Last year, Blizzard prevailed in its claim that that MDY Industries' Glider software, which allowed users to automate their play in Blizzard's World of Warcraft, violated Blizzard's End User License Agreement. The judge in the case ruled that MDY had illegally interfered with Blizzard's sales and negatively affected the company's relationship with its customers. MDY's appeal is pending before the Ninth District Circuit Court.
Methenitis says that ruling supports the principle that if you're inducing people to violate a user license agreement, that's legally actionable.

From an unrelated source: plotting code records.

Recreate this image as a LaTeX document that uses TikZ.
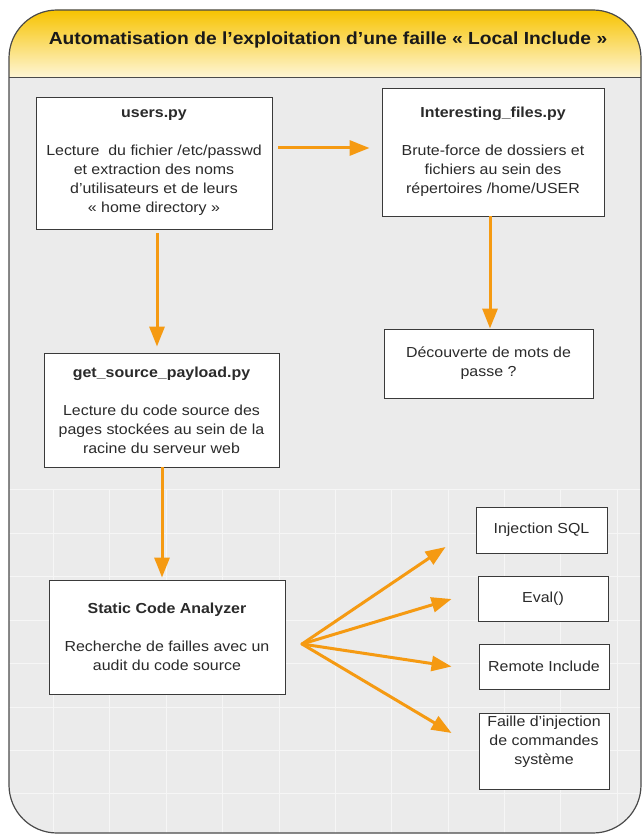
\documentclass[tikz,border=0pt]{standalone}
\usepackage{fontspec}
\setmainfont[FakeStretch=1.1]{Liberation Sans}
\usetikzlibrary{arrows.meta,calc}
\definecolor{arrorange}{HTML}{F59A12}
\definecolor{bggray}{HTML}{EBEBEB}
\definecolor{gridcol}{HTML}{F6F6F6}
\definecolor{framecol}{HTML}{4A4A4A}
\definecolor{titletop}{HTML}{F7C300}
\definecolor{titlebot}{HTML}{FEF6D8}
\definecolor{boxline}{HTML}{3A3A3A}
\definecolor{txt}{HTML}{2A2A2A}
\tikzset{
  boxnode/.style={draw=boxline, fill=white, line width=0.9pt, align=center,
    font=\fontsize{14.5}{19}\selectfont, text=txt, inner sep=0pt},
  arr/.style={draw=arrorange, line width=3pt,
    -{Triangle[length=20pt,width=15pt]}},
  gridline/.style={draw=gridcol, line width=1pt}
}
\begin{document}
\begin{tikzpicture}[x=1pt,y=-1pt]
\useasboundingbox (0,0) rectangle (644,834);
\fill[white] (0,0) rectangle (644,834);
\fill[bggray, rounded corners=48pt] (9,10) rectangle (641,833);
\begin{scope}
  \clip[rounded corners=48pt] (9,10) rectangle (641,833);
  \shade[top color=titletop, bottom color=titlebot] (9,10) rectangle (641,78);
  \foreach \gx in {53,109,166,222,279,335,391,448,504,560,617}
    \draw[gridline] (\gx,489) -- (\gx,833);
  \foreach \gy in {489,533,576,620,663,707,750,793}
    \draw[gridline] (9,\gy) -- (641,\gy);
\end{scope}
\draw[framecol, line width=1pt] (9,78) -- (641,78);
\draw[framecol, line width=1.2pt, rounded corners=48pt] (9,10) rectangle (641,833);

\node[font=\fontsize{17.5}{20}\selectfont\bfseries, text=black!90] (title) at (328,40)
  {Automatisation de l’exploitation d’une faille « Local Include »};

\node[boxnode, minimum width=236pt, minimum height=132pt] (users) at (154,163)
  {\textbf{users.py}\\[19pt]Lecture~ du fichier /etc/passwd\\et extraction des noms\\d'utilisateurs et de leurs\\« home directory »};
\node[boxnode, minimum width=222pt, minimum height=128pt] (inter) at (493,152)
  {\textbf{Interesting\_files.py}\\[19pt]Brute-force de dossiers et\\fichiers au sein des\\répertoires /home/USER};
\node[boxnode, minimum width=209pt, minimum height=69pt] (decouv) at (488.5,363.5)
  {Découverte de mots de\\passe ?};
\node[boxnode, minimum width=235pt, minimum height=114pt] (getsrc) at (161.5,410)
  {\textbf{get\_source\_payload.py}\\[19pt]Lecture du code source des\\pages stockées au sein de la\\racine du serveur web};
\node[boxnode, minimum width=236pt, minimum height=114pt] (static) at (167,637)
  {\textbf{Static Code Analyzer}\\[19pt]Recherche de failles avec un\\audit du code source};
\node[boxnode, minimum width=131pt, minimum height=46pt] (sql) at (541.5,530)
  {Injection SQL};
\node[boxnode, minimum width=130pt, minimum height=45pt] (eval) at (543,598.5)
  {Eval()};
\node[boxnode, minimum width=130pt, minimum height=45pt] (remote) at (544,666.5)
  {Remote Include};
\node[boxnode, minimum width=130pt, minimum height=76pt] (faille) at (544,751)
  {Faille d'injection\\de commandes\\système\\[3pt]};

\coordinate (fan) at (302,644);

\draw[arr] ([xshift=6pt,yshift=15pt]users.east) -- ([xshift=-12pt,yshift=15pt]users.east -| inter.west);
\draw[arr] ([xshift=3pt,yshift=-4pt]users.south) -- ([xshift=3pt,yshift=6pt]users.south |- getsrc.north);
\draw[arr] ([xshift=-3pt]inter.south) -- ([xshift=-3pt]inter.south |- decouv.north);
\draw[arr] ([xshift=0.5pt]getsrc.south) -- ([xshift=0.5pt,yshift=2pt]getsrc.south |- static.north);
\draw[arr, line cap=round] (fan) -- ([xshift=-30pt,yshift=-17pt]sql.west);
\draw[arr, line cap=round] (fan) -- ([xshift=-26pt,yshift=-0.5pt]eval.west);
\draw[arr, line cap=round] (fan) -- ([xshift=-27pt]remote.west);
\draw[arr, line cap=round] (fan) -- ([xshift=-27pt,yshift=18pt]faille.west);
\end{tikzpicture}
\end{document}
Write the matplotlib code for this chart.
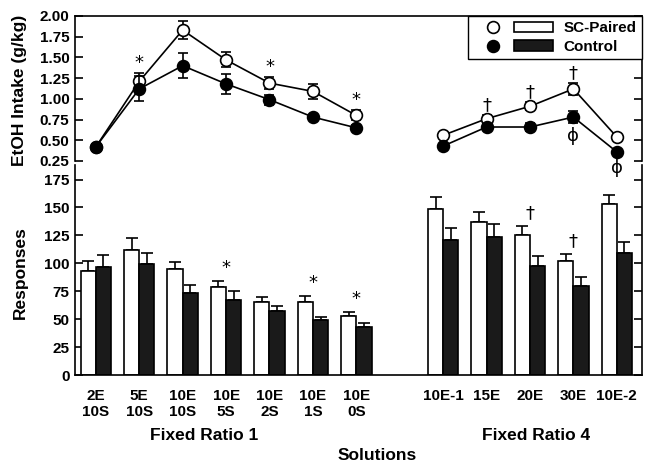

If Apple really wanted to go to the mat with Adobe on this issue, he said, it could seek for some pretty hefty damages from the company, amounting to something like $100,000 per violation.
Fisher believes that would be a difficult argument to make. "I think Apple would have an uphill battle going against Adobe for distributing its Flash development kit," he said. "Adobe may not technically be doing anything wrong by distributing its own development kit to its users. ... For there to be contributory infringement, you have to show that there's a close relationship between Adobe and the user, an inducement and Adobe's knowledge."
It's the users, Fisher says, who would face potential legal jeopardy.
It's far from clear whether Apple would take such an aggressive stance against developers -- whom it needs and profits from -- or against Adobe and Flash.
On the other hand, Apple CEO Steve Jobs has not been conciliatory toward Adobe, having reportedly told employees in January that Adobe is lazy and Flash is buggy, a swipe that prompted Adobe's CTO Kevin Lynch to come to the defense of Flash.
What's more, Apple is not shy about taking decisive legal action, as can be seen in its recent patent lawsuit against HTC, in the company's decision to shut down Mac clone makers after Jobs regained the title of CEO in 1997, and in its more recent legal victory against clone maker Psystar.
Apple's interest may be simply in ensuring that developers use its Macintosh computers, at least at the final code-signing phase of app development. Thus, Adobe, if it's seeking to avoid a potential fight, may make the Flash Packager for iPhone fully functional only on Macs. It has certainly done the opposite, offering Mac software with less functionality that Windows versions.
Kirchhoff speculates that Adobe will deliver its CS5 line in June. An official release date has not been announced.